Wagner: The idea that more stuff has happened, and that we're not leaving worlds as we left them, was sort of the philosophy of approaching the first season being set in Los Angeles. We do hope to continue that, and create story on top of story… That's been the entire exercise from the jump, right? 25 years of games, how do you do something on top of it, like a teetering Jenga tower. But that was always the goal. So we are hoping to do that again in another area that is strongly implied by the finale of the first season. [Laughs.] I might as well have said it at that point.
Robertson-Dworet: I'm enjoying watching Graham do verbal jazz hands.
Wagner: It truly is my first rodeo at this kind of like, hiding the eight ball, versus like: “You guys wanna watch the show? Holy shit! I'll tell you anything about it!”
I think if you have a shot of that location right at the end of the show, it's fair game to talk about, to an extent.
Wagner: It sure would be strange if we went off to New York City after that.

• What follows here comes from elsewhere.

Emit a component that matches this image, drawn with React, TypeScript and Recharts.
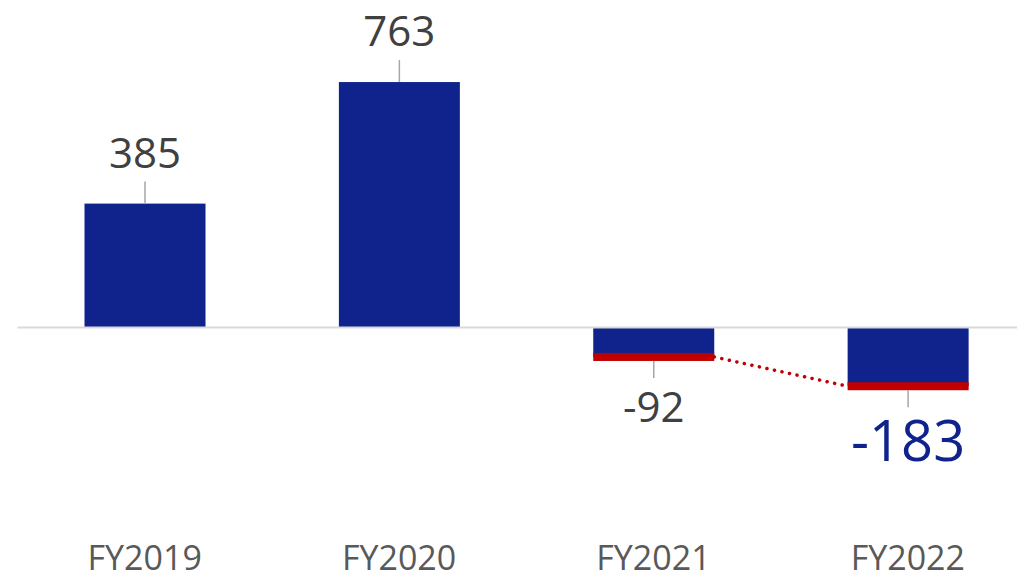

Again, more territory you're gonna find difficult, but the post-credits animation takes us on this sweeping tour through New Vegas. It looks like it's seen better days. It's kind of in ruins. Can you speak at all to what might have happened in the 15 years since we last saw it, in Fallout: New Vegas?
Wagner: All we really want the audience to know is that things have happened, so that there isn't an expectation that we pick the show up in season two, following one of the myriad canon endings that depend on your choices when you play [Fallout: New Vegas].
With that post-credits stuff, we really wanted to imply, Guys, the world has progressed, and the idea that the wasteland stays as it is decade-to-decade is preposterous to us. It’s just a place [of] constant tragedy, events, horrors—there's a constant churn of trauma. We're definitely implying more has occurred. Geneva, have I fucked anything up with that?
Robertson-Dworet: No, I thought that was a great dance.